Ms. Geddes, who is from Australia, more or less backed into her vocation. After a stint in public relations, she picked up a camera for the first time at the age of 25 got a job in a photography studio in Melbourne.

She and Kel, a television executive, moved to New Zealand in 1988. When a magazine editor used one of her images of a child in a big editorial spread, her career took off, she said, and soon she became a go-to children’s portraitist. She published her first calendar in 1992. She began setting aside a day each month in which to let her imagination run free with her favorite subject: babies.

“Photographing small children is challenging and exhausting, but you can get the most gorgeous images from the most difficult children,” she said. In those heady pre-Photoshop days, she spent hundreds of thousands of dollars building elaborate sets — the outfits, the pea pods, the toadstools, the flowerpots, the accouterments, you name it — and countless time engineering how to get the babies to do what she wanted.

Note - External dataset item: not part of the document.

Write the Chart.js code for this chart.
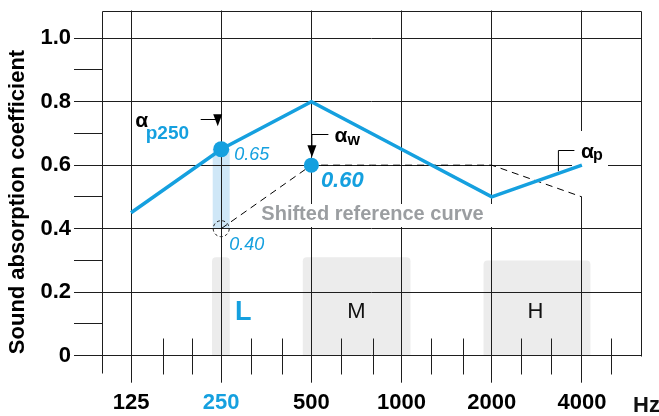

“The thing with a baby is everything needs to revolve around them,” she said. “You bring a newborn home — and the newborn is the ultimate diva in your house.”

With the commercial aspects of her profession changing so rapidly, Ms. Geddes has had to seek more creative ways of making money. She sells limited-edition prints of her work online and is developing an app that will help people organize, store and share their photographs. Another project still in development would allow people to take photographs of their babies and insert them into classic Anne Geddes scenarios — inside a pea pod, for instance.

But what she really wants to talk about is what the continued existence of babies means at this strange moment, about how “joy becomes more extreme when it’s running alongside fear and pain and sorrow,” as she put it.

“The virus hasn’t stopped life,” she said. “Babies are reminding us that there is still joy and there is a future, and that we’re going to be OK.”